Oleh: Frangky Selamat*
PADA satu kesempatan sempat termuat iklan penawaran waralaba di sebuah media dengan kalimat provokatif, kira-kira begini: Bisnis yang tidak mengenal krisis? Pendidikan!
Benarkah demikian? Sejumlah pengelola lembaga pendidikan atau sekolah masih malu-malu mengakui bahwa usaha mereka murni bisnis.
Bahkan tak sedikit yang membantah dan menyatakan bahwa lembaga yang mereka kelola adalah usaha sosial yang tak berorientasi pada keuntungan.
Pesatnya perkembangan waralaba di Indonesia memungkinkan segala bidang usaha diwaralabakan tak terkecuali pendidikan.

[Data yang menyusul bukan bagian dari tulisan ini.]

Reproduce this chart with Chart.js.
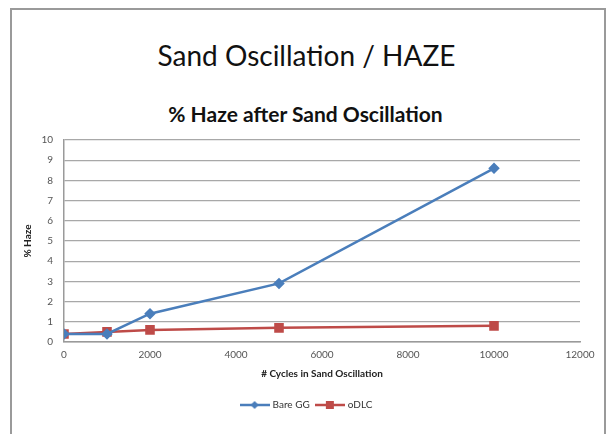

Beberapa yang ditawarkan adalah bimbingan belajar, sekolah bahasa, sekolah musik, sekolah menggambar, taman kanak-kanak dan sebagainya.
Sekarang siapapun pebisnis yang memiliki minat dalam bidang pendidikan dapat memiliki sekolah dengan persyaratan relatif mudah. Mereka tak perlu berlatar belakang ilmu pendidikan atau pengalaman khusus, yang penting minat dan kemauan.
Ketika pendidikan telah menjadi produk yang diperjualbelikan, pengelolaan sekolah tidak dapat menerapkan gaya konvensional.
Sekolah yang dikelola tanpa kreativitas dan inovasi akan mengakibatkan sekolah kekurangan siswa karena dijauhi peminatnya, sumber daya manusia yang lemah karena tidak ada pengembangan dan penerapan metode pembelajaran ketinggalan zaman.
Mau tak mau wirausaha yang bergelut dalam bisnis pendidikan harus mengelola sekolah dengan semangat yang berbasis pada kewirausahaan sosial (social entrepreneurship).
Sesungguhnya tak ada satu pun definisi yang tegas mengenai kewirausahaan sosial. Dalam tatanan global, kewirausahaan sosial telah menjadi gerakan yang bertujuan memengaruhi perubahan sosial yang positif.
Kewirusahaan sosial menerapkan prinsip-prinsip kewirausahaan untuk menciptakan nilai sosial yang berkelanjutan secara ekonomis.
Metode dan eksekusi bersifat entrepreneurial di mana misi dan tujuan digerakkan oleh kebutuhan dan manfaat sosial (Timmons, 2009).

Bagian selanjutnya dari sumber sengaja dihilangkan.